Dans cette fiche, le CDG 45 rappelle que l’article L.52-8 du Code électoral dispose que « les personnes morales, à l’exception des partis ou groupements politiques, ne peuvent participer au financement de la campagne électorale d’un candidat, ni en lui consentant des dons sous quelque forme que ce soit, ni en lui fournissant des biens, services ou autres avantages directs ou indirects à des prix inférieurs à ceux qui sont habituellement pratiqués ».
Dans ce cadre, est « considéré comme un service, la mise à disposition gratuite de tout ou partie du temps de travail d’agents de la collectivité ou de l’établissement qu’elle soit à l’initiative de l’agent lui-même ou de sa hiérarchie ».
Les agents territoriaux et la campagne électorale
De même, les agents territoriaux ne peuvent pas participer à la campagne électorale d’un candidat dans l’exercice de leurs fonctions. S’ils sont mobilisés pour les besoins de la campagne électorale d’un candidat, le Conseil d’État (10 avril 1996, n°162476 et n° 162981) a estimé que le coût retenu pour cette prestation doit être intégré dans le compte de campagne. Il s’agit alors d’un avantage en nature, à intégrer au compte de campagne du candidat en bénéficiant qui ne doit pas être évalué par référence à une quote-part du traitement de cet agent, mais en fonction du coût usuel des prestations correspondantes, ce qui s’avère souvent plus onéreux. Dans cette hypothèse, le candidat à l’élection se rend coupable de prise illégale d’intérêt et de détournement de fonds publics, délits prévus et réprimés aux articles 432-12 et 432-15 du Code pénal, et l’agent de recel de détournement de fonds publics (TGI Paris, 15 décembre 2011, n° 9834923017).
Ce qui prévaut pour les directeurs généraux des services
Pour ce qui est des cabinets d’élus en fonction, avec des agents exerçant des emplois fonctionnels, la fiche du CDG 45 rappelle :
« En ce qui concerne les agents exerçant des emplois fonctionnels (directeur général des services, directeur général adjoint ou directeur des services techniques) à la lisière du politique et de l’administratif ou technique, et les collaborateurs de cabinet qui exercent une activité directe ou indirecte à l’activité politique de l’élu local, ils ne peuvent assister l’autorité territoriale candidate à sa propre succession, sur leur temps de travail. Ils doivent le faire en dehors du temps de travail ou se mettre en congé. À défaut, leur activité sera considérée comme un don d’une personne morale à un candidat, prohibé par la législation sur le financement des campagnes électorales (Conseil d’État, 8 novembre 1999, n° 201966).

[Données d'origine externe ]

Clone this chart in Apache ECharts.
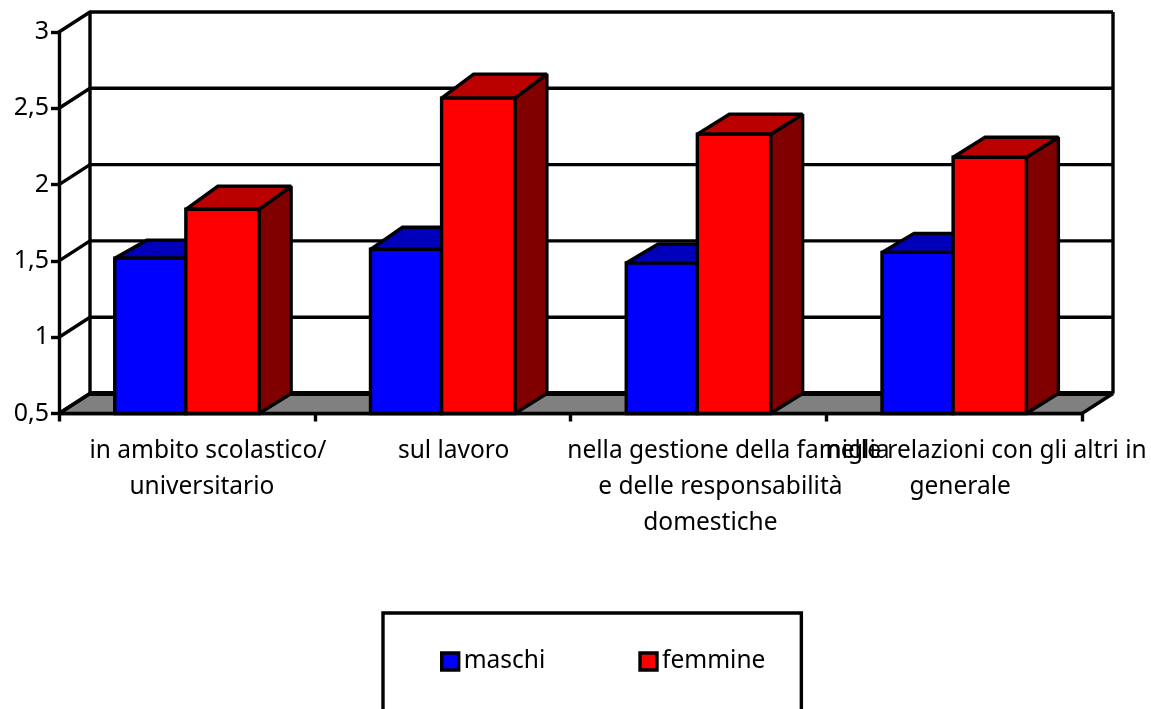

Ces « membres de son cabinet et des fonctionnaires territoriaux » évoqués par Anticor ont-ils réellement travaillé pour la campagne du candidat Moudenc sur leur temps de travail ? C’est ce que les enquêteurs devront démontrer, si le parquet de Toulouse décide de donner suite à la plainte de l’association, sa seconde en quelques mois, après celle déposée en janvier contre X pour soupçons d’emploi fictif visant ce même Jean-Luc Moudenc et sa fonction de contrôleur général économique et financier.